No preprint or technical report, but promising paper titles: Approximating Subdivision Surfaces with Gregory Patches for Hardware Tessellation and Real-Time Parallel Hashing on the GPU.

Looking at this list and last year’s accepted papers, SIGGRAPH Asia seems to be more accepting of real-time rendering papers than the main SIGGRAPH conference. Combined with the strong courses program, it’s shaping up to be a very good conference this year.

Fundamentals of Computer Graphics, 3rd Edition

One bit of deja vu for me at SIGGRAPH this year was another book signing at the A K Peters booth. Last year’s SIGGRAPH had the signing for Real-Time Rendering; this year I was at the book signing for the third edition of Fundamentals of Computer Graphics. My presence at the signing was due to the fact that I wrote a chapter on graphics for games (this edition also has new chapters on implicit modeling, color, and visualization, as well as updates to the existing chapters). As in the case of Real-Time Rendering, I was interested in contributing to this book as a fan of the previous editions. Fundamentals is targeted as a “first graphics book” so it has a slightly different audience than Real-Time Rendering, which is meant to be the reader’s second book on the subject.

At the A K Peters booth I also got to try out the Kindle edition of Fundamentals (the illustrations in Real-Time Rendering rely on color to convey information, so a Kindle edition will have to wait for color devices). I haven’t jumped on the Kindle bandwagon personally (the DRM bothers me; when I buy something I like to own it), but I know people who are quite pleased with their Kindle (or iPhone Kindle application).

HPG 2009 Report

I got to attend HPG this year, which was a fun experience. At smaller, more focused conferences like EGSR and HPG you can actually meet all the other attendees. The papers are also more likely to be relevant than at SIGGRAPH, where the subject matter of the papers has become so broad that they rarely seem to relate to graphics at all.

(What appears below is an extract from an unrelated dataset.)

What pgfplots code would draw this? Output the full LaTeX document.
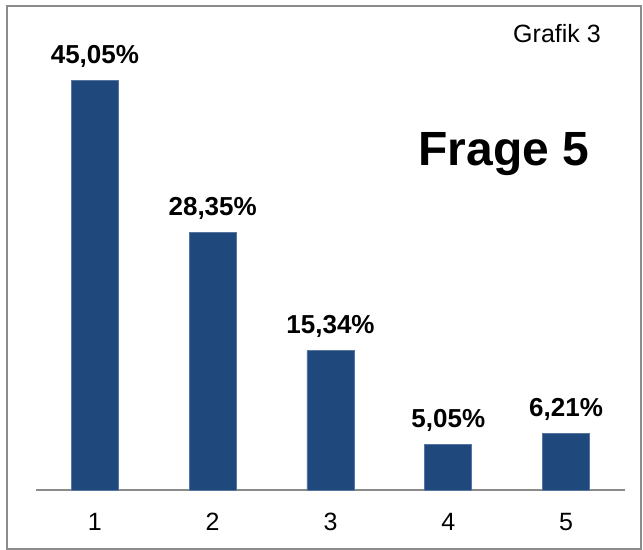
\documentclass[border=0pt]{standalone}
\usepackage{pgfplots}
\pgfplotsset{compat=1.18}
\usepackage{fontspec}
\setmainfont{Liberation Sans}
\definecolor{barblue}{RGB}{31,73,125}
\definecolor{framegray}{RGB}{140,140,140}
\begin{document}
\begin{tikzpicture}
\useasboundingbox (0,0) rectangle (321.5pt,275pt);
\draw[framegray, line width=1pt] (3.5pt,0.5pt) rectangle (320.5pt,272pt);
\begin{axis}[
  at={(18pt,30pt)}, anchor=south west,
  scale only axis,
  width=294.5pt, height=227.5pt,
  xmin=0.5, xmax=5.5, ymin=0, ymax=50,
  axis x line=bottom, axis y line=none,
  x axis line style={-, framegray, line width=1pt},
  xtick={1,2,3,4,5}, xticklabels={1,2,3,4,5},
  major tick length=0pt,
  xticklabel style={anchor=base, yshift=-20.5pt, font=\fontsize{12.5}{14}\selectfont},
  ybar, bar width=23.5pt,
  /pgf/number format/assume math mode=true,
  nodes near coords={\pgfmathprintnumber[fixed, fixed zerofill, precision=2, use comma, assume math mode=true]{\pgfplotspointmeta}\%},
  every node near coord/.append style={anchor=base, yshift=8.5pt, font=\bfseries\fontsize{13}{15}\selectfont, text=black},
  clip=false,
]
\addplot[fill=barblue, draw=barblue!75!white, line width=0.4pt] coordinates {(1,45.05) (2,28.35) (3,15.34) (4,5.05) (5,6.21)};
\end{axis}
\node[anchor=base, font=\fontsize{12.5}{14}\selectfont] at (278.5pt,253.5pt) {Grafik 3};
\node[anchor=base, font=\bfseries\fontsize{24}{28}\selectfont] at (252pt,192pt) {Frage 5};
\end{tikzpicture}
\end{document}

I’ve written about the HGP 2009 papers twice before, but six of the papers lacked preprints and so it was hard to judge their relevance. With the proceedings, I can take a closer look. The “Configurable Filtering Unit” paper is now available on Ke-Sen Huang’s webpage, and the rest are available at the ACM digital library. The presentation slides for most of the papers (including three of these six) are available at the conference program webpage.

A Directionally Adaptive Edge Anti-Aliasing Filter – This paper describes an improved MSAA mode AMD has implemented in their drivers. It does not require changing how the samples are generated, only how they are resolved into final pixel colors; this technique can be implemented on any system (such as DX10.1-class PCs, or certain consoles) where shaders can access individual samples. In a nutshell, the technique inspects samples in adjacent pixels to more accurately compute edge location and orientation.

Image Space Gathering – This paper from NVIDIA describes a technique where sharp shadows and reflections are rendered into offscreen buffers, upon which an edge-aware blur operation (similar to a cross bilateral filter) is used to simulate soft shadows and glossy reflections. The paper was targeted for ray-tracing applications, but the soft shadow technique would work well with game rasterization engines (the glossy reflection technique doesn’t make sense for the texture-based reflections used in game engines, since MIP-mapping the reflection textures is faster and more accurate).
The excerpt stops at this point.